## Begin PROVIDED ENTRIES
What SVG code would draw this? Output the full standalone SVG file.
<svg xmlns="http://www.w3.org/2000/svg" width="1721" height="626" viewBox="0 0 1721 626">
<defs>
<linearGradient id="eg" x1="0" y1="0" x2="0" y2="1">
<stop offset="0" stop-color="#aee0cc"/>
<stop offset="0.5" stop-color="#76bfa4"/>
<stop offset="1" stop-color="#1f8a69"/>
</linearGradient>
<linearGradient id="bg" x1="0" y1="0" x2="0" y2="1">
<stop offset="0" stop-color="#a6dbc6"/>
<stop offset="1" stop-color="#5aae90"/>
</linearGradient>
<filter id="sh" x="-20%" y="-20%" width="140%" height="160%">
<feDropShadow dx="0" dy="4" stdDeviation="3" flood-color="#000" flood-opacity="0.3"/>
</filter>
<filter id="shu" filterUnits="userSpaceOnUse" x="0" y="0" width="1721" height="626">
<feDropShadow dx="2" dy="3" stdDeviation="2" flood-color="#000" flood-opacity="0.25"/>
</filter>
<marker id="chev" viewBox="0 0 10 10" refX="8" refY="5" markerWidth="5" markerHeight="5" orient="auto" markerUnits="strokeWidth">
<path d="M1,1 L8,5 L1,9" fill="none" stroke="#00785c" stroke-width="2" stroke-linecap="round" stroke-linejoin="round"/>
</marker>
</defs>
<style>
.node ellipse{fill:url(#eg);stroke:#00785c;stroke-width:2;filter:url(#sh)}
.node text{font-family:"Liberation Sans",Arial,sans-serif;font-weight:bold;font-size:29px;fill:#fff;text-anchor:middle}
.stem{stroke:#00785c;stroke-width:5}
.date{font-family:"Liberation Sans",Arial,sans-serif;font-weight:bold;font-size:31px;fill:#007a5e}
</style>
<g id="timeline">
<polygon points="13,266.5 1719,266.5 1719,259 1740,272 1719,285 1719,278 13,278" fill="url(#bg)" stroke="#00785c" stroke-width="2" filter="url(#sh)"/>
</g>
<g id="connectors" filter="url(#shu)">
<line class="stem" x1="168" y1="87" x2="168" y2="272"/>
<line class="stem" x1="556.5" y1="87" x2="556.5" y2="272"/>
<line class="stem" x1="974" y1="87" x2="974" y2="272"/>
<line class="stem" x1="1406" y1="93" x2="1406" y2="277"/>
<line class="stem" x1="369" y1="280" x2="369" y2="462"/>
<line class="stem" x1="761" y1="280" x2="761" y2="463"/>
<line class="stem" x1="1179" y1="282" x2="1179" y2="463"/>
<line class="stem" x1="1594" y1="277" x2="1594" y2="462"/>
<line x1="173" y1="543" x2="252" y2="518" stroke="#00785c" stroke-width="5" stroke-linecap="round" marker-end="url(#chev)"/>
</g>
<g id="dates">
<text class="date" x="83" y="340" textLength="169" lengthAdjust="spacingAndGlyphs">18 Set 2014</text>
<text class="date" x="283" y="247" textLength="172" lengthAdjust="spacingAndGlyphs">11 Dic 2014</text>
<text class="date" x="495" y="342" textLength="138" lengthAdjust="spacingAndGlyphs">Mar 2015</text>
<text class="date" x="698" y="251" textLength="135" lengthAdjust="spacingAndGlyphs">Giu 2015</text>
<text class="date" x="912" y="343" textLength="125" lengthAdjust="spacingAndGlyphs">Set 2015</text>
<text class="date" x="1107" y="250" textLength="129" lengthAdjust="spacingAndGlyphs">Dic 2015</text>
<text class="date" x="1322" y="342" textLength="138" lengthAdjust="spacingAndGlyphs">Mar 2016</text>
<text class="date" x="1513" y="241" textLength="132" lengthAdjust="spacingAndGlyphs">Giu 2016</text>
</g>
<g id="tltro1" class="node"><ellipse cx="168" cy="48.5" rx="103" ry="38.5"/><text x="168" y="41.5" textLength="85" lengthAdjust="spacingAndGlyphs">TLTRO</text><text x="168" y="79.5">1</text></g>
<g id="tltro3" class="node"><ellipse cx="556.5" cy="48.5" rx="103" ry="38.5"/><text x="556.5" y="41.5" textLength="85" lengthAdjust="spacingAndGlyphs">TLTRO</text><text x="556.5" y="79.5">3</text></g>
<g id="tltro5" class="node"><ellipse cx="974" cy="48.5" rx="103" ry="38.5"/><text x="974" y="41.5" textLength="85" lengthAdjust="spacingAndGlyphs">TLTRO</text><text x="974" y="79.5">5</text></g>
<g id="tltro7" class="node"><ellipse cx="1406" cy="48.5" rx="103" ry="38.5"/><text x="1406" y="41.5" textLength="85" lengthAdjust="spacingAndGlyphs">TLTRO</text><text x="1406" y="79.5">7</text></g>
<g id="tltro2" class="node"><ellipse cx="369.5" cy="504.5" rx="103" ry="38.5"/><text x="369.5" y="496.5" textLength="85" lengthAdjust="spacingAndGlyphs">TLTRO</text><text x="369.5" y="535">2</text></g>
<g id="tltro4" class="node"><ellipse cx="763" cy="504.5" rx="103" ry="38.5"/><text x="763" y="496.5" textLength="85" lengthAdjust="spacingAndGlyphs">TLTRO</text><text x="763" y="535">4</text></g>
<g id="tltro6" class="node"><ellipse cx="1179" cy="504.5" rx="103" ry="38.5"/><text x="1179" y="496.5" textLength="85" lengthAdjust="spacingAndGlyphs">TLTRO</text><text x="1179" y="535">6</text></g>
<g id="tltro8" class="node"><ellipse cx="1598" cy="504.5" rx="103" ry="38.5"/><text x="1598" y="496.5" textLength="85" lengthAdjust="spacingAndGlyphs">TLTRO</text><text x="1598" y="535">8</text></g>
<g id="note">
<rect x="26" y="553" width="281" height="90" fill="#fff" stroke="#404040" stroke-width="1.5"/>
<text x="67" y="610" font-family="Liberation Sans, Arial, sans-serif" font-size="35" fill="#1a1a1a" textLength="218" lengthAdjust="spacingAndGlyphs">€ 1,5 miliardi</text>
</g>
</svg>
## End PROVIDED ENTRIES
## Begin PROVIDED ENTRIES
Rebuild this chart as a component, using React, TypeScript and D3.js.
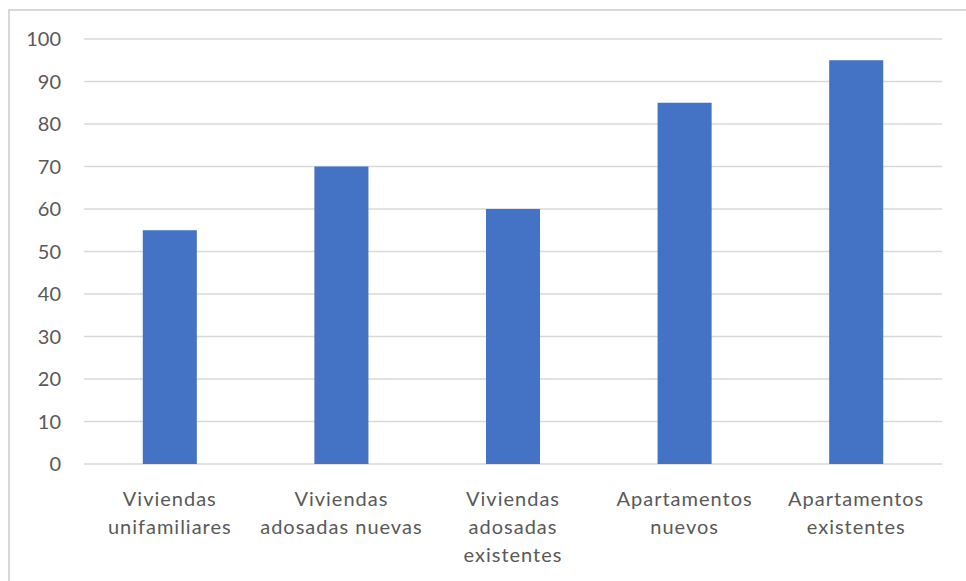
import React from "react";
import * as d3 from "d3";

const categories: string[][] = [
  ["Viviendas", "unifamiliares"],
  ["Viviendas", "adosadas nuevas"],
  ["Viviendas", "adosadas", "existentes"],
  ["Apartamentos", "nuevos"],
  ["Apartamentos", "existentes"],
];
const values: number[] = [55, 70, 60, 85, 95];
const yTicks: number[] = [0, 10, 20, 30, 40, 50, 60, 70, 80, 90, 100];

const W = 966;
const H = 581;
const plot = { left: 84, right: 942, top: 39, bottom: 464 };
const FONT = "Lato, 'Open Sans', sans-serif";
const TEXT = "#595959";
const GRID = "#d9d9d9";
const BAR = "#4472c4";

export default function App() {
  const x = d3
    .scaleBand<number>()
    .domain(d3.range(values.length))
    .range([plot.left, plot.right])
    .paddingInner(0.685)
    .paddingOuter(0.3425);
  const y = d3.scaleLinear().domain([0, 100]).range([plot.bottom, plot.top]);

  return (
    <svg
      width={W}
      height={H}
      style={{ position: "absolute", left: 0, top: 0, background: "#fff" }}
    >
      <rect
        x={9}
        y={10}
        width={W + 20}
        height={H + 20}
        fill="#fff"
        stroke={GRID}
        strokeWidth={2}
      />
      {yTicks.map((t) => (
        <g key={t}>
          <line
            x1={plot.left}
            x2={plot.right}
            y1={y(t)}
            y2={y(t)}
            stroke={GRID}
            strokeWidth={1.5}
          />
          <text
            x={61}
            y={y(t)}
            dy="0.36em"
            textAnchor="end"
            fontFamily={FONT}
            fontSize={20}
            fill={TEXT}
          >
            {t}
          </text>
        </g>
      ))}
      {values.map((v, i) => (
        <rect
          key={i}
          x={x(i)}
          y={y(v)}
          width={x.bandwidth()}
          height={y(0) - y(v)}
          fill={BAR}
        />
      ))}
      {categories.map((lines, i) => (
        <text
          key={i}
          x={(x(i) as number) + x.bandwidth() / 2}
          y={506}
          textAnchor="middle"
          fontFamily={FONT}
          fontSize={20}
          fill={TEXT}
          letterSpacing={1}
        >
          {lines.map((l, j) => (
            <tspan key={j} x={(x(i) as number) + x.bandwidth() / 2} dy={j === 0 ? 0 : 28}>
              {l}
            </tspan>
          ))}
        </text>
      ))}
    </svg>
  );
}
## End PROVIDED ENTRIES
## Begin PROVIDED ENTRIES
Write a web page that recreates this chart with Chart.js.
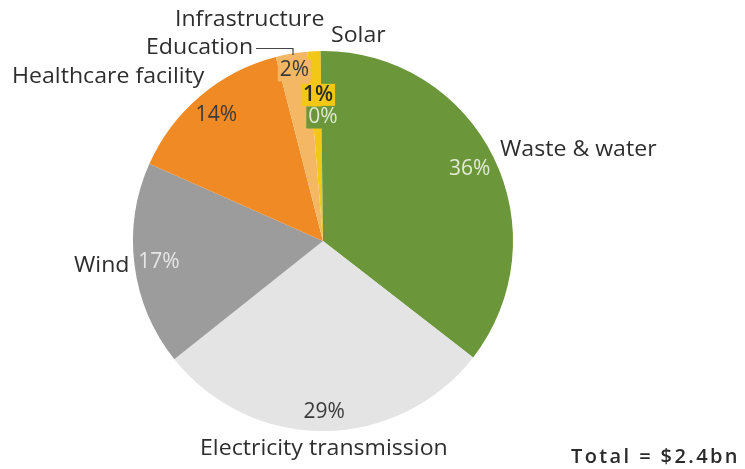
## End PROVIDED ENTRIES
• EXERCISE AIM
From the line that has "Rebuild this chart" through the line that has "import * as", reproduce each line exactly as it stands and nothing else; do not include any pictures.

• ANSWER
Rebuild this chart as a component, using React, TypeScript and D3.js.
import React from "react";
import * as d3 from "d3";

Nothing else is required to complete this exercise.